Your goal: Write the material out again in full, word for word. Do not include the pictures.

Source material:
——

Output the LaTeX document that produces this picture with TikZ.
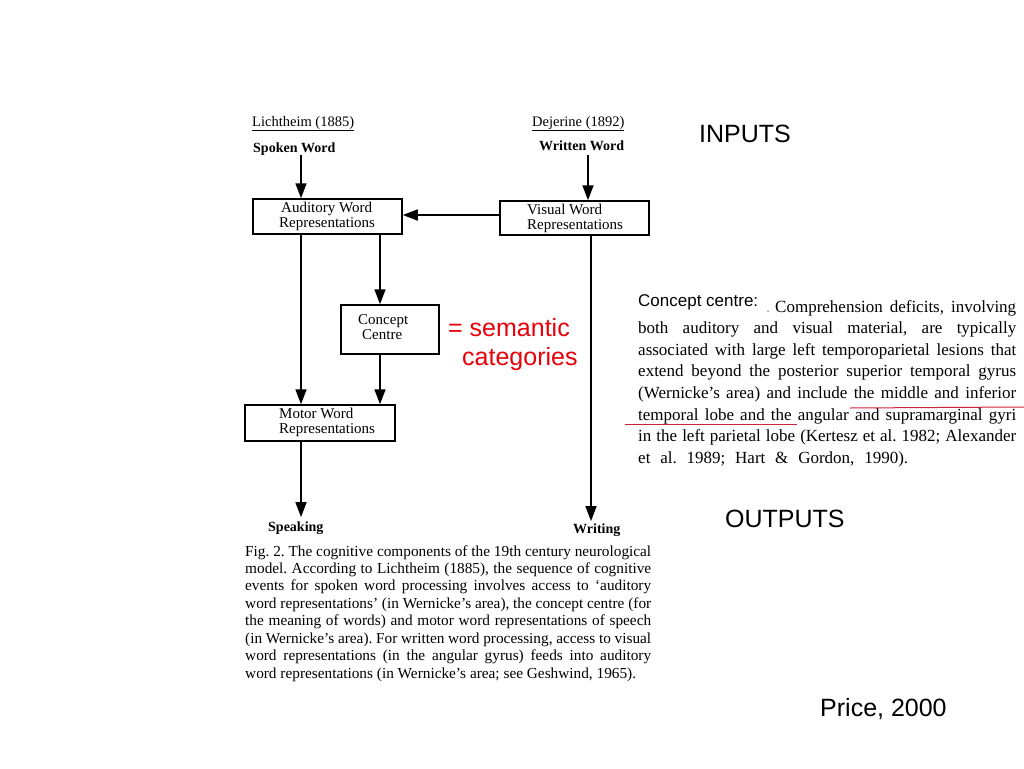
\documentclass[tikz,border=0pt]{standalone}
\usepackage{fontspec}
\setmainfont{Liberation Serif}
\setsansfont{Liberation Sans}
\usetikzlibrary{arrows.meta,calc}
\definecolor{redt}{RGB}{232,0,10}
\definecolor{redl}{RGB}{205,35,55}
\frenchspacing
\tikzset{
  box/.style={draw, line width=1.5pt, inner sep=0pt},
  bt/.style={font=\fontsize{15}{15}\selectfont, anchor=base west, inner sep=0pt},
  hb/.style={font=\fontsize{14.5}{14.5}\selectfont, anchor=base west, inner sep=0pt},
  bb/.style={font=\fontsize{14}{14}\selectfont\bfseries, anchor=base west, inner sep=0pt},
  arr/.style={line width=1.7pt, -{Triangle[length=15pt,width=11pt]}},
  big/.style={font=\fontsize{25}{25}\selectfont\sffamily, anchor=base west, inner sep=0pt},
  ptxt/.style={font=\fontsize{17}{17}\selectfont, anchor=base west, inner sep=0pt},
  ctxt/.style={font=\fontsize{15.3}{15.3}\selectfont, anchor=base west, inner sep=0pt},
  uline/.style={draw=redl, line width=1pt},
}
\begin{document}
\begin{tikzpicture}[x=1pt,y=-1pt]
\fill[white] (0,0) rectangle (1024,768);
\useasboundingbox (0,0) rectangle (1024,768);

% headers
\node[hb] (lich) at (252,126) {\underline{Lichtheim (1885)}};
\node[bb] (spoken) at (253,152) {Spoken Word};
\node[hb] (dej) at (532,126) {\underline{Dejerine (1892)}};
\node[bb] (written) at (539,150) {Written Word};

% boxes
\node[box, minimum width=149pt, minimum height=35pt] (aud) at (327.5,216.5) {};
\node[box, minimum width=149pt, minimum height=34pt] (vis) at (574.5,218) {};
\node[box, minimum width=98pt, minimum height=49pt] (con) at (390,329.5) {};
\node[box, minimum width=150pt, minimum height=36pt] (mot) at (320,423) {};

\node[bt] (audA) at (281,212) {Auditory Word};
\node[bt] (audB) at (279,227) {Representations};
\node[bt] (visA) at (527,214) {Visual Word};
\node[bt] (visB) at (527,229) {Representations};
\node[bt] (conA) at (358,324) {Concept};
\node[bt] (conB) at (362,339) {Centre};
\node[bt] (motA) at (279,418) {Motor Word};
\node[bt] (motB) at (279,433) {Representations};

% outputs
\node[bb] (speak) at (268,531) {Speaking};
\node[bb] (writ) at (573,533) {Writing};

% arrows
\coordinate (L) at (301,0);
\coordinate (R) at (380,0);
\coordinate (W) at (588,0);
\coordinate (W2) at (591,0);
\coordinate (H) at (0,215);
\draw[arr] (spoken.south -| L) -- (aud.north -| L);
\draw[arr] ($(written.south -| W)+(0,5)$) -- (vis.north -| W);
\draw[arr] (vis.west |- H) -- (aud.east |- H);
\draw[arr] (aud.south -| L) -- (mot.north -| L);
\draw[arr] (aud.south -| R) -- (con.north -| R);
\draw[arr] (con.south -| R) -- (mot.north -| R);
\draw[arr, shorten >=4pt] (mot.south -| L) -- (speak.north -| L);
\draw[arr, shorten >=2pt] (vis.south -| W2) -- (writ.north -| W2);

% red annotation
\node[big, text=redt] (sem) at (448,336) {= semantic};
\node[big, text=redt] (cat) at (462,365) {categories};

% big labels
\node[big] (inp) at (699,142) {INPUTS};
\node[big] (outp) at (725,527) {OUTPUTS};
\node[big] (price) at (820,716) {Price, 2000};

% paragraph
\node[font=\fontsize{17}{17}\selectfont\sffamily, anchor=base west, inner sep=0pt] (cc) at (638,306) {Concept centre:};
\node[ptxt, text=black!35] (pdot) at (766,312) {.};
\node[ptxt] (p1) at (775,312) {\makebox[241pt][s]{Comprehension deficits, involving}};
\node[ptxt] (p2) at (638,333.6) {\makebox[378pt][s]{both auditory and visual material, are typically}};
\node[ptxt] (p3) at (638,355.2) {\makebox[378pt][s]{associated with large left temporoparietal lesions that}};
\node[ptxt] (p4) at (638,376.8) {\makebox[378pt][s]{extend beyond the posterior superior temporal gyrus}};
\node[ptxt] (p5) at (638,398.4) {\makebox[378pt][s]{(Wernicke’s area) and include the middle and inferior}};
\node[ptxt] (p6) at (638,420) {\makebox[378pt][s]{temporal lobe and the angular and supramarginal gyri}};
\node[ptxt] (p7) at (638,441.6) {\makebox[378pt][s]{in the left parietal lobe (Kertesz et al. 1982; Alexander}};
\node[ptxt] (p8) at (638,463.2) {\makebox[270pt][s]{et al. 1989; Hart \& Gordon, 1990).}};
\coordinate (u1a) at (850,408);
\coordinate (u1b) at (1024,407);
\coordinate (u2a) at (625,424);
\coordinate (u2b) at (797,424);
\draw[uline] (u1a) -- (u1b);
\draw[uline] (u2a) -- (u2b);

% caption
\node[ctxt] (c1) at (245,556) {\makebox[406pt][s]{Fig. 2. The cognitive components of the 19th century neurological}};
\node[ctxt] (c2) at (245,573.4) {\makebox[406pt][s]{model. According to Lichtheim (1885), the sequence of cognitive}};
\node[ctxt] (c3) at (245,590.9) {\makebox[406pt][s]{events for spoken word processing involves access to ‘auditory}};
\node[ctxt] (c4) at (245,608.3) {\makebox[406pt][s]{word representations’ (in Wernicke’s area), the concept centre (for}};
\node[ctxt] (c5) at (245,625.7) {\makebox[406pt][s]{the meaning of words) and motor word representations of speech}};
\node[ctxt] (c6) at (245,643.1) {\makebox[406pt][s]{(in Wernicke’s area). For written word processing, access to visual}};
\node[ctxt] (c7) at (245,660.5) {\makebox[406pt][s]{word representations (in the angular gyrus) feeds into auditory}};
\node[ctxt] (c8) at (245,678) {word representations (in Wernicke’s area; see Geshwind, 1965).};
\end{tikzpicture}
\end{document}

——

Written solution:
Output the LaTeX document that produces this picture with TikZ.
\documentclass[tikz,border=0pt]{standalone}
\usepackage{fontspec}
\setmainfont{Liberation Serif}
\setsansfont{Liberation Sans}
\usetikzlibrary{arrows.meta,calc}
\definecolor{redt}{RGB}{232,0,10}
\definecolor{redl}{RGB}{205,35,55}
\frenchspacing
\tikzset{
  box/.style={draw, line width=1.5pt, inner sep=0pt},
  bt/.style={font=\fontsize{15}{15}\selectfont, anchor=base west, inner sep=0pt},
  hb/.style={font=\fontsize{14.5}{14.5}\selectfont, anchor=base west, inner sep=0pt},
  bb/.style={font=\fontsize{14}{14}\selectfont\bfseries, anchor=base west, inner sep=0pt},
  arr/.style={line width=1.7pt, -{Triangle[length=15pt,width=11pt]}},
  big/.style={font=\fontsize{25}{25}\selectfont\sffamily, anchor=base west, inner sep=0pt},
  ptxt/.style={font=\fontsize{17}{17}\selectfont, anchor=base west, inner sep=0pt},
  ctxt/.style={font=\fontsize{15.3}{15.3}\selectfont, anchor=base west, inner sep=0pt},
  uline/.style={draw=redl, line width=1pt},
}
\begin{document}
\begin{tikzpicture}[x=1pt,y=-1pt]
\fill[white] (0,0) rectangle (1024,768);
\useasboundingbox (0,0) rectangle (1024,768);

% headers
\node[hb] (lich) at (252,126) {\underline{Lichtheim (1885)}};
\node[bb] (spoken) at (253,152) {Spoken Word};
\node[hb] (dej) at (532,126) {\underline{Dejerine (1892)}};
\node[bb] (written) at (539,150) {Written Word};

% boxes
\node[box, minimum width=149pt, minimum height=35pt] (aud) at (327.5,216.5) {};
\node[box, minimum width=149pt, minimum height=34pt] (vis) at (574.5,218) {};
\node[box, minimum width=98pt, minimum height=49pt] (con) at (390,329.5) {};
\node[box, minimum width=150pt, minimum height=36pt] (mot) at (320,423) {};

\node[bt] (audA) at (281,212) {Auditory Word};
\node[bt] (audB) at (279,227) {Representations};
\node[bt] (visA) at (527,214) {Visual Word};
\node[bt] (visB) at (527,229) {Representations};
\node[bt] (conA) at (358,324) {Concept};
\node[bt] (conB) at (362,339) {Centre};
\node[bt] (motA) at (279,418) {Motor Word};
\node[bt] (motB) at (279,433) {Representations};

% outputs
\node[bb] (speak) at (268,531) {Speaking};
\node[bb] (writ) at (573,533) {Writing};

% arrows
\coordinate (L) at (301,0);
\coordinate (R) at (380,0);
\coordinate (W) at (588,0);
\coordinate (W2) at (591,0);
\coordinate (H) at (0,215);
\draw[arr] (spoken.south -| L) -- (aud.north -| L);
\draw[arr] ($(written.south -| W)+(0,5)$) -- (vis.north -| W);
\draw[arr] (vis.west |- H) -- (aud.east |- H);
\draw[arr] (aud.south -| L) -- (mot.north -| L);
\draw[arr] (aud.south -| R) -- (con.north -| R);
\draw[arr] (con.south -| R) -- (mot.north -| R);
\draw[arr, shorten >=4pt] (mot.south -| L) -- (speak.north -| L);
\draw[arr, shorten >=2pt] (vis.south -| W2) -- (writ.north -| W2);

% red annotation
\node[big, text=redt] (sem) at (448,336) {= semantic};
\node[big, text=redt] (cat) at (462,365) {categories};

% big labels
\node[big] (inp) at (699,142) {INPUTS};
\node[big] (outp) at (725,527) {OUTPUTS};
\node[big] (price) at (820,716) {Price, 2000};

% paragraph
\node[font=\fontsize{17}{17}\selectfont\sffamily, anchor=base west, inner sep=0pt] (cc) at (638,306) {Concept centre:};
\node[ptxt, text=black!35] (pdot) at (766,312) {.};
\node[ptxt] (p1) at (775,312) {\makebox[241pt][s]{Comprehension deficits, involving}};
\node[ptxt] (p2) at (638,333.6) {\makebox[378pt][s]{both auditory and visual material, are typically}};
\node[ptxt] (p3) at (638,355.2) {\makebox[378pt][s]{associated with large left temporoparietal lesions that}};
\node[ptxt] (p4) at (638,376.8) {\makebox[378pt][s]{extend beyond the posterior superior temporal gyrus}};
\node[ptxt] (p5) at (638,398.4) {\makebox[378pt][s]{(Wernicke’s area) and include the middle and inferior}};
\node[ptxt] (p6) at (638,420) {\makebox[378pt][s]{temporal lobe and the angular and supramarginal gyri}};
\node[ptxt] (p7) at (638,441.6) {\makebox[378pt][s]{in the left parietal lobe (Kertesz et al. 1982; Alexander}};
\node[ptxt] (p8) at (638,463.2) {\makebox[270pt][s]{et al. 1989; Hart \& Gordon, 1990).}};
\coordinate (u1a) at (850,408);
\coordinate (u1b) at (1024,407);
\coordinate (u2a) at (625,424);
\coordinate (u2b) at (797,424);
\draw[uline] (u1a) -- (u1b);
\draw[uline] (u2a) -- (u2b);

% caption
\node[ctxt] (c1) at (245,556) {\makebox[406pt][s]{Fig. 2. The cognitive components of the 19th century neurological}};
\node[ctxt] (c2) at (245,573.4) {\makebox[406pt][s]{model. According to Lichtheim (1885), the sequence of cognitive}};
\node[ctxt] (c3) at (245,590.9) {\makebox[406pt][s]{events for spoken word processing involves access to ‘auditory}};
\node[ctxt] (c4) at (245,608.3) {\makebox[406pt][s]{word representations’ (in Wernicke’s area), the concept centre (for}};
\node[ctxt] (c5) at (245,625.7) {\makebox[406pt][s]{the meaning of words) and motor word representations of speech}};
\node[ctxt] (c6) at (245,643.1) {\makebox[406pt][s]{(in Wernicke’s area). For written word processing, access to visual}};
\node[ctxt] (c7) at (245,660.5) {\makebox[406pt][s]{word representations (in the angular gyrus) feeds into auditory}};
\node[ctxt] (c8) at (245,678) {word representations (in Wernicke’s area; see Geshwind, 1965).};
\end{tikzpicture}
\end{document}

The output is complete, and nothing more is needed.